Tuesday, August 26, 2003


This is the New York City version of HOLLYWOOD CANTEEN, a wartime revue set at a USO club for soldiers. As with the Hollywood version, this one has a thin plot line involving a forbidden romance and features stars acting like "normal" folks as they volunteer at the club. As far as the story goes, Lon McAllister is California, a naive boy looking for his first kiss; Sunset Carson is Tex who falls for a li'l old Southern gal; William Terry is Dakota, who has sworn off women for the duration, but who winds up involved with the icy Cheryl Walker. He also helps his buddy Jersey (Fred Brady) write love letters to his gal. Marjorie Riordan is sweet on California and, as a hostess at the club, isn't supposed to get involved with the men, but she eventually gives California his kiss, if a rather anti-climactic one. The somewhat tedious story is broken up with lots of songs: Peggy Lee croons "Why Don't You Do Right," the song made famous 40 years later by Jessica Rabbit; Ethel Merman belts out lustily about marching through Berlin; Gracie Fields sings about killing Japs, then performs "The Lord's Prayer." There are big band numbers by Count Basie, Xavier Cugat, Benny Goodman, and Kay Kyser. George Jessel does a vaudeville routine set in a phone booth; Katherine Cornell plays Juliet to a GI's Romeo. Other celebs who pop in include Edgar Bergen, Merle Oberon, Gypsy Rose Lee, Judith Anderson and Talullah Bankhead.

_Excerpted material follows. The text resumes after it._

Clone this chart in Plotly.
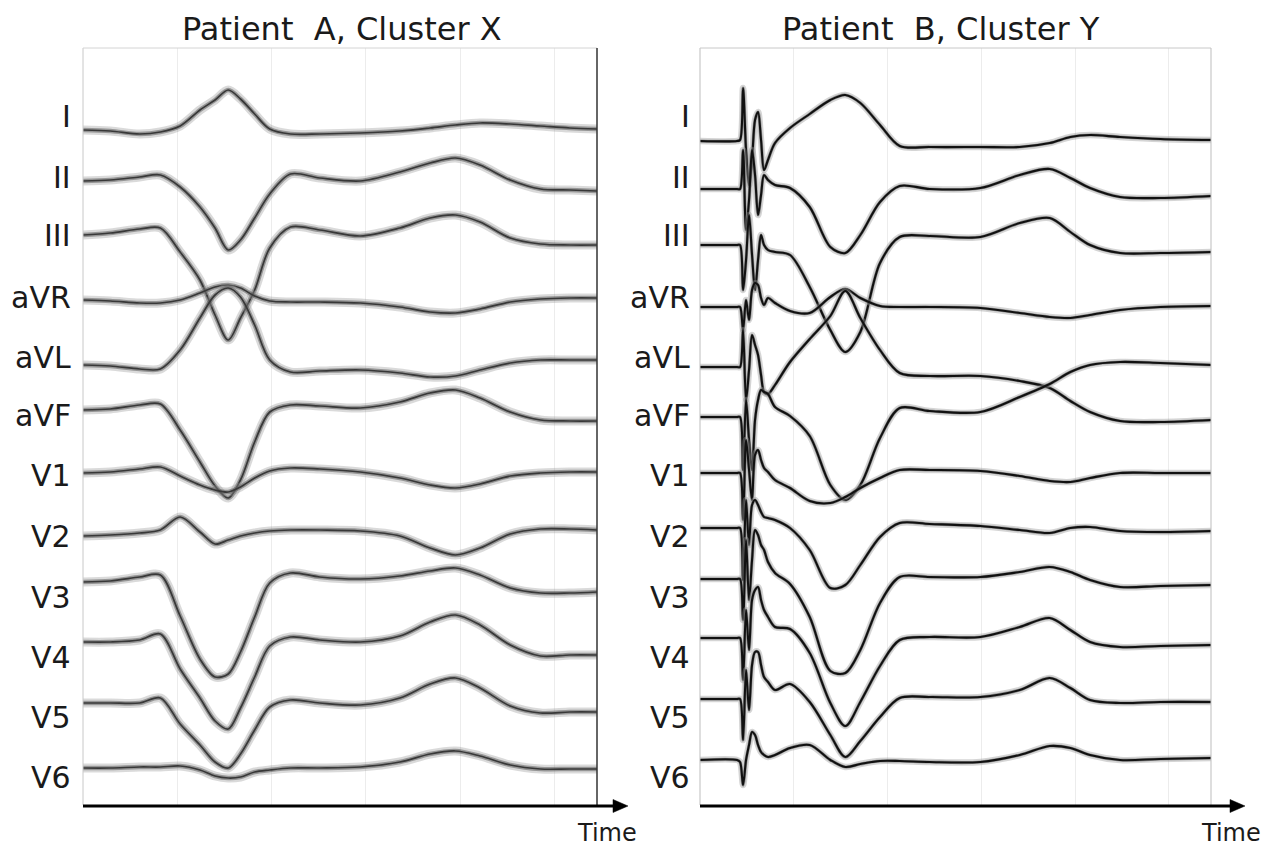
import plotly.graph_objects as go

# ---------------- data ----------------
LEADS = ["I", "II", "III", "aVR", "aVL", "aVF", "V1", "V2", "V3", "V4", "V5", "V6"]

# time samples (arbitrary time units) for each panel
TIME_A = [0, 29, 60, 82, 103, 124, 140, 154, 167, 182, 198, 220, 251, 294, 336,
          368, 395, 421, 453, 485, 516, 545]
TIME_B = [0, 39.5, 42.7, 45.9, 49.1, 52.3, 55.5, 58.7, 61.9, 65.1, 68.3, 72.5, 80,
          96, 117, 139, 155, 171, 192, 213, 245, 299, 341, 373, 395, 416, 448, 491, 545]

# vertical separation of each lead's baseline (display units, downwards)
OFFSET_A = [130, 180, 235, 300, 365, 410, 473, 536, 582, 642, 703, 768]
OFFSET_B = [141, 189, 245, 307, 367, 417, 473, 528, 579, 638, 699, 760]

# Patient A, Cluster X - amplitudes per lead
A_I   = [0, -1, -4, -2, 4, 20, 30, 40, 31, 16, 1, -4, -4, -3, -1, 2, 5, 7, 6, 4, 2, 1]
A_II  = [-1, 0, 3, 5, -7, -27, -48, -70, -60, -38, -14, 6, 2, -1, 8, 17, 22, 15, 0, -9, -10, -11]
A_III = [0, 2, 6, 7, -17, -45, -80, -105, -83, -55, -13, 8, 5, -1, 7, 17, 20, 13, -3, -9, -10, -10]
A_AVR = [0, -1, -3, -3, 0, 7, 13, 15, 12, 4, -1, -2, -2, -3, -7, -12, -13, -9, -2, 1, 2, 2]
A_AVL = [0, -1, -4, -4, 15, 47, 70, 77, 68, 40, 5, -7, -6, -5, -8, -12, -11, -5, 2, 5, 5, 5]
A_AVF = [0, 1, 5, 6, -20, -52, -76, -88, -70, -32, -2, 5, 4, 2, 8, 17, 20, 12, -2, -10, -11, -11]
A_V1  = [0, 1, 4, 6, -3, -12, -17, -19, -14, -5, 2, 5, 4, 1, -5, -12, -15, -11, -3, 0, 1, 1]
A_V2  = [0, 1, 3, 6, 19, 4, -8, -4, 0, 3, 5, 6, 6, 5, 0, -12, -19, -12, 2, 7, 7, 6]
A_V3  = [0, 1, 5, 7, -34, -77, -95, -92, -70, -35, -1, 9, 5, 3, 6, 11, 14, 7, -6, -11, -11, -10]
A_V4  = [0, 0, 2, 8, -27, -56, -79, -87, -66, -35, -4, 5, 2, 0, 6, 20, 27, 17, -3, -14, -13, -13]
A_V5  = [0, 0, 0, 5, -21, -42, -59, -65, -51, -27, -4, 3, 0, -2, 5, 19, 25, 15, -3, -10, -9, -9]
A_V6  = [0, 0, 1, 1, 2, -2, -8, -10, -9, -4, -2, 0, 0, 1, 6, 14, 17, 12, 3, -1, -1, -1]

# Patient B, Cluster Y - amplitudes per lead
B_I   = [0, 0, 1, 53, -9, -44, -19, 21, 29, 1, -29, -19, -2, 13, 27, 41, 46, 38, 16, -5,
         -6, -6, -6, -2, 4, 6, 4, 2, 1]
B_II  = [0, 0, 0, 39, -41, -11, 39, 14, -26, -6, 14, 9, 4, 1, -18, -58, -64, -46, -13, 3,
         0, 1, 14, 20, 11, 1, -8, -9, -7]
B_III = [0, 0, 0, -45, -15, 30, -10, -45, -15, 10, 0, -5, -7, -10, -42, -85, -107, -87, -18, 8,
         9, 8, 22, 27, 13, 0, -8, -8, -7]
B_AVR = [0, 0, 0, -23, 7, -13, 17, 24, 22, 9, 2, 9, 4, -4, -6, 10, 18, 9, 1, 0,
         0, -1, -6, -10, -11, -8, -3, 0, 1]
B_AVL = [0, 0, 0, 37, -33, -3, 32, 22, 12, -8, -25, -27, -18, 5, 28, 51, 76, 49, 17, -6,
         -9, -9, -14, -21, -34, -45, -54, -55, -53]
B_AVF = [0, 0, 0, -53, 17, -23, -53, -3, 17, 27, 25, 23, 10, 1, -19, -68, -83, -68, -21, 9,
         6, 5, 20, 33, 45, 52, 55, 54, 52]
B_V1  = [0, 0, 0, -47, 33, 3, -27, 18, 23, 13, 5, 1, -7, -15, -28, -30, -24, -15, -5, 3,
         3, 2, -3, -8, -9, -5, 0, 0, 0]
B_V2  = [0, 0, 0, -52, 28, -17, 23, 28, 23, 16, 11, 10, 8, 0, -22, -60, -57, -37, -9, 5,
         4, 2, -2, -5, 0, 1, -3, -4, -3]
B_V3  = [0, 0, 0, -41, 39, -21, 19, 49, 44, 34, 29, 17, 6, -5, -38, -92, -94, -71, -24, 2,
         2, 2, 7, 12, 7, -1, -8, -7, -6]
B_V4  = [0, 0, 0, -42, 28, -12, 38, 48, 51, 38, 28, 21, 11, 9, -15, -65, -88, -64, -28, -2,
         1, 1, 11, 20, 8, -4, -9, -8, -7]
B_V5  = [0, 0, 0, -41, 29, -11, 34, 47, 47, 34, 22, 17, 9, 15, -3, -36, -58, -42, -18, 1,
         2, 2, 9, 21, 11, -1, -4, -3, -3]
B_V6  = [0, 0, -2, -25, 0, 15, 28, 25, 15, 8, 5, 3, 5, 12, 15, 0, -7, -4, -1, -1,
         -2, -2, 5, 14, 12, 5, 0, 1, 2]

AMP_A = [A_I, A_II, A_III, A_AVR, A_AVL, A_AVF, A_V1, A_V2, A_V3, A_V4, A_V5, A_V6]
AMP_B = [B_I, B_II, B_III, B_AVR, B_AVL, B_AVF, B_V1, B_V2, B_V3, B_V4, B_V5, B_V6]

TITLE_A = "Patient\u00a0 A, Cluster X"
TITLE_B = "Patient\u00a0 B, Cluster Y"
AXIS_LABEL = "Time"

# ---------------- layout constants ----------------
PAGE_MARGIN = 8                      # default body margin of the html page
W, H = 1278 - PAGE_MARGIN, 854 - PAGE_MARGIN
FONT = "DejaVu Sans"
TOP_PX, BOT_PX = 48, 805
A_LEFT, A_RIGHT = 83, 597
B_LEFT, B_RIGHT = 700, 1211
LABEL_Y = [117, 178, 236, 298, 358, 416, 476, 536, 597, 657, 717, 777]


def px_x(p):
    return (p - PAGE_MARGIN) / W


def px_y(p):
    return 1 - (p - PAGE_MARGIN) / H


fig = go.Figure()


def add_panel(times, amps, offsets, xa, ya, core_color, band_w, core_w, band_alpha):
    for name, amp, off in zip(LEADS, amps, offsets):
        ys = [a - off for a in amp]
        fig.add_trace(go.Scatter(x=times, y=ys, xaxis=xa, yaxis=ya, mode="lines",
                                 line=dict(color="rgba(150,150,150,%.2f)" % band_alpha,
                                           width=band_w, shape="spline", smoothing=0.9),
                                 hoverinfo="skip", showlegend=False))
        fig.add_trace(go.Scatter(x=times, y=ys, xaxis=xa, yaxis=ya, mode="lines",
                                 line=dict(color="rgba(95,95,95,0.55)", width=band_w * 0.5,
                                           shape="spline", smoothing=0.9),
                                 hoverinfo="skip", showlegend=False))
        fig.add_trace(go.Scatter(x=times, y=ys, xaxis=xa, yaxis=ya, mode="lines",
                                 line=dict(color=core_color, width=core_w,
                                           shape="spline", smoothing=0.9),
                                 name=name, showlegend=False))


add_panel(TIME_A, AMP_A, OFFSET_A, "x", "y", "#383838", 9, 1.7, 0.35)
add_panel(TIME_B, AMP_B, OFFSET_B, "x2", "y2", "#111111", 6.5, 2.1, 0.40)

xcommon = dict(range=[0, 545], showgrid=True, gridcolor="#ececec", gridwidth=1,
               tick0=0, dtick=100, showticklabels=False, zeroline=False,
               showline=False, ticks="", fixedrange=True)
ycommon = dict(range=[-BOT_PX, -TOP_PX], showgrid=False, showticklabels=False,
               zeroline=False, showline=False, ticks="", fixedrange=True,
               domain=[px_y(BOT_PX), px_y(TOP_PX)])

fig.update_layout(
    width=W, height=H,
    margin=dict(l=0, r=0, t=0, b=0),
    paper_bgcolor="white", plot_bgcolor="white",
    font=dict(family=FONT, color="#1a1a1a"),
    xaxis=dict(domain=[px_x(A_LEFT), px_x(A_RIGHT)], anchor="y", **xcommon),
    yaxis=dict(anchor="x", **ycommon),
    xaxis2=dict(domain=[px_x(B_LEFT), px_x(B_RIGHT)], anchor="y2", **xcommon),
    yaxis2=dict(anchor="x2", **ycommon),
)

shapes = []
# panel frames
for xr, yr, cols in (("x domain", "y domain", ("#c8c8c8", "#d4d4d4", "#333333")),
                     ("x2 domain", "y2 domain", ("#bdbdbd", "#c8c8c8", "#bdbdbd"))):
    shapes.append(dict(type="line", xref=xr, yref=yr, x0=0, x1=0, y0=0, y1=1,
                       line=dict(color=cols[0], width=1)))
    shapes.append(dict(type="line", xref=xr, yref=yr, x0=0, x1=1, y0=1, y1=1,
                       line=dict(color=cols[1], width=1)))
    shapes.append(dict(type="line", xref=xr, yref=yr, x0=1, x1=1, y0=0, y1=1,
                       line=dict(color=cols[2], width=1.5 if cols[2] == "#333333" else 1)))

# time axis arrows
ARROW_Y = 806
for start, tip in ((A_LEFT, 628), (B_LEFT, 1245)):
    shapes.append(dict(type="line", xref="paper", yref="paper",
                       x0=px_x(start), x1=px_x(tip - 10), y0=px_y(ARROW_Y), y1=px_y(ARROW_Y),
                       line=dict(color="black", width=3)))
    path = "M {a},{b} L {c},{d} L {e},{f} Z".format(
        a=px_x(tip), b=px_y(ARROW_Y),
        c=px_x(tip - 15), d=px_y(ARROW_Y - 6.5),
        e=px_x(tip - 15), f=px_y(ARROW_Y + 6.5))
    shapes.append(dict(type="path", xref="paper", yref="paper", path=path,
                       fillcolor="black", line=dict(color="black", width=0.5)))
fig.update_layout(shapes=shapes)

ann = []
for txt, cx in ((TITLE_A, 342), (TITLE_B, 941)):
    ann.append(dict(text=txt, x=px_x(cx), y=px_y(29), xref="paper", yref="paper",
                    showarrow=False, font=dict(size=32, family=FONT, color="#1a1a1a"),
                    xanchor="center", yanchor="middle", borderpad=0))
for name, ly in zip(LEADS, LABEL_Y):
    ann.append(dict(text=name, x=px_x(73), y=-ly, xref="paper", yref="y",
                    showarrow=False, xanchor="right", yanchor="middle",
                    font=dict(size=30, family=FONT, color="#1a1a1a")))
    ann.append(dict(text=name, x=px_x(692), y=-ly, xref="paper", yref="y2",
                    showarrow=False, xanchor="right", yanchor="middle",
                    font=dict(size=30, family=FONT, color="#1a1a1a")))
ann.append(dict(text=AXIS_LABEL, x=px_x(607), y=px_y(833), xref="paper", yref="paper",
                showarrow=False, xanchor="center", yanchor="middle",
                font=dict(size=24, family=FONT, color="#1a1a1a")))
ann.append(dict(text=AXIS_LABEL, x=px_x(1231), y=px_y(833), xref="paper", yref="paper",
                showarrow=False, xanchor="center", yanchor="middle",
                font=dict(size=24, family=FONT, color="#1a1a1a")))
fig.update_layout(annotations=ann)

fig.write_html("out.html")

Katharine Hepburn, playing herself in a short bit at the end, comes off just like one of her film characters. As one might expect, the comics and musicians are fine, but the filmmakers didn't quite know what to do with the actors (particularly those like Cornell, Alfred Lunt, and Lynn Fontanne who didn't do many movies), and they seem a bit at sea. The movie is good for one go-around, but it's not a keeper.